UPDATE: Ford Confirms $1.6 Billion Plant in Mexico
Ford Motor Co. confirms it will spend $1.6 billion to build a new small-car assembly plant in San Luis Potosi, Mexico.
Ford Motor Co. confirms it will spend $1.6 billion to erect a new small-car assembly plant in San Luis Potosi, Mexico.
The facility, which is widely expected to build next-generation versions of the Focus small car and C-Max mini-MPV currently assembled in Michigan, will begin operations in 2018. Ford says construction is scheduled to start this summer.
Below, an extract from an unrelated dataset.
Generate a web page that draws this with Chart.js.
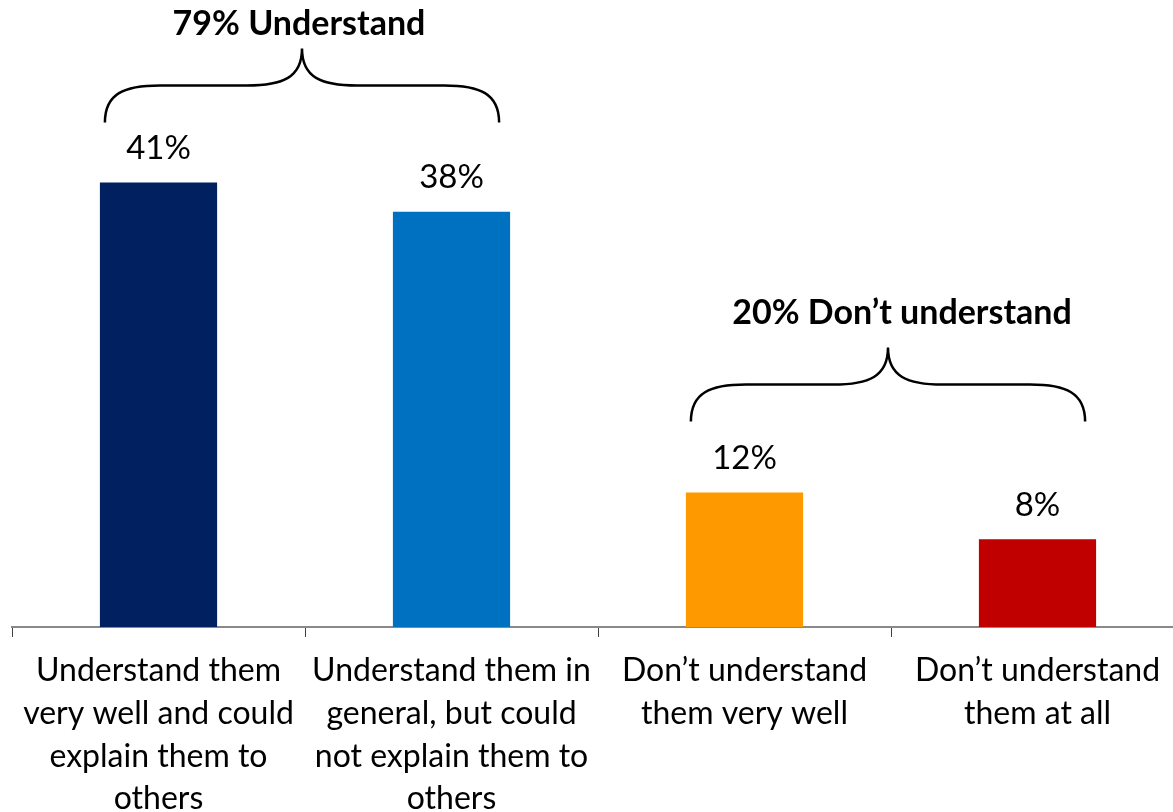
<!DOCTYPE html>
<html>
<head>
<meta charset="utf-8">
<script src="https://cdn.jsdelivr.net/npm/chart.js@4/dist/chart.umd.min.js"></script>
<style>
  html, body { margin: 0; padding: 0; background: #fff; overflow: hidden; }
  #wrap { width: 1173px; height: 812px; overflow: hidden; position: relative; }
  canvas { display: block; }
</style>
</head>
<body>
<div id="wrap"><canvas id="chart" width="1186" height="812"></canvas></div>
<script>
const categories = [
  ["Understand them", "very well and could", "explain them to", "others"],
  ["Understand them in", "general, but could", "not explain them to", "others"],
  ["Don\u2019t understand", "them very well"],
  ["Don\u2019t understand", "them at all"]
];
// bar heights as measured; labels show the rounded percentage
const values = [41, 38.3, 12.4, 8.1];
const barColors = ["#002060", "#0070C0", "#FF9900", "#C00000"];
const groupLabels = ["79% Understand", "20% Don\u2019t understand"];
const groupRanges = [[0, 1], [2, 3]];

const FONT = "Lato, 'Open Sans', sans-serif";

// value labels above each bar
const valueLabels = {
  id: "valueLabels",
  afterDatasetsDraw(chart) {
    const ctx = chart.ctx;
    const meta = chart.getDatasetMeta(0);
    ctx.save();
    ctx.font = "33px " + FONT;
    ctx.fillStyle = "#000";
    ctx.textAlign = "center";
    ctx.textBaseline = "middle";
    meta.data.forEach((bar, i) => {
      ctx.fillText(Math.round(values[i]) + "%", bar.x, bar.y - 34);
    });
    ctx.restore();
  }
};

// curly braces with group titles
const braces = {
  id: "braces",
  afterDatasetsDraw(chart, args, opts) {
    const ctx = chart.ctx;
    const meta = chart.getDatasetMeta(0);
    ctx.save();
    groupRanges.forEach(([a, b], g) => {
      const b1 = meta.data[a], b2 = meta.data[b];
      const x0 = b1.x - b1.width / 2 + 5;
      const x1 = b2.x + b2.width / 2 - 11;
      const top = Math.min(b1.y, b2.y);
      const yEnd = top - opts.gap[g];
      const yPeak = yEnd - 74;
      const yMid = (yEnd + yPeak) / 2;
      const xm = (x0 + x1) / 2;
      const r = 55;
      ctx.beginPath();
      ctx.moveTo(x0, yEnd);
      ctx.bezierCurveTo(x0, yMid + 8, x0 + r * 0.35, yMid, x0 + r, yMid);
      ctx.lineTo(xm - r, yMid);
      ctx.bezierCurveTo(xm - r * 0.35, yMid, xm, yMid - 8, xm, yPeak);
      ctx.bezierCurveTo(xm, yMid - 8, xm + r * 0.35, yMid, xm + r, yMid);
      ctx.lineTo(x1 - r, yMid);
      ctx.bezierCurveTo(x1 - r * 0.35, yMid, x1, yMid + 8, x1, yEnd);
      ctx.lineWidth = 2.5;
      ctx.strokeStyle = "#000";
      ctx.stroke();

      ctx.font = "bold 34px " + FONT;
      ctx.fillStyle = "#000";
      ctx.textAlign = "center";
      ctx.textBaseline = "alphabetic";
      ctx.fillText(groupLabels[g], xm + opts.textShift[g], yPeak - opts.textGap[g]);
    });
    ctx.restore();
  }
};

new Chart(document.getElementById("chart"), {
  type: "bar",
  data: {
    labels: categories,
    datasets: [{
      data: values,
      backgroundColor: barColors,
      borderWidth: 0,
      categoryPercentage: 1,
      barPercentage: 0.4
    }]
  },
  options: {
    responsive: false,
    animation: false,
    layout: { padding: { top: 85, left: 12, right: 2, bottom: 0 } },
    plugins: {
      legend: { display: false },
      tooltip: { enabled: false },
      braces: { gap: [60, 71], textGap: [14, 24], textShift: [-3, 14] }
    },
    scales: {
      x: {
        afterFit: (s) => { s.height = 185; },
        grid: { display: true, drawOnChartArea: false, offset: true, tickLength: 10, color: "#404040", lineWidth: 1 },
        border: { color: "#898989", width: 2 },
        ticks: {
          color: "#000",
          maxRotation: 0,
          autoSkip: false,
          padding: 12,
          font: { family: FONT, size: 32, lineHeight: 1.34 }
        }
      },
      y: {
        display: false,
        min: 0,
        max: 50
      }
    }
  },
  plugins: [valueLabels, braces]
});
</script>
</body>
</html>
The plant eventually will employ 2,800 workers. Republican presidential nominee Donald Trump promptly decried Ford’s announcement as “an absolute disgrace.” He vows to renegotiate the North American Free Trade Agreement if he’s elected.
Trump’s blast came after United Auto Workers union President Dennis Williams complained of companies that “continue to run to low-wage countries and import back into the U.S.” NAFTA, he added, “is a broken system that needs to be fixed.”
Compared with domestic rivals General Motors and Fiat Chrysler Automobiles, Ford has more U.S. employees and produces more vehicles here, according to Reuters. It also reports that Ford employs fewer workers and makes fewer vehicles in Mexico than its Detroit-based competitors.
Ford’s new Mexican factory, which the company describes as a bid to boost small-car profits, should come as no surprise. Like Fiat Chrysler Automobiles, Ford signaled during last year’s contract talks with the UAW it would expand U.S. facilities to build high-profit-margin trucks and SUVs but shift low-margin, small-car production elsewhere.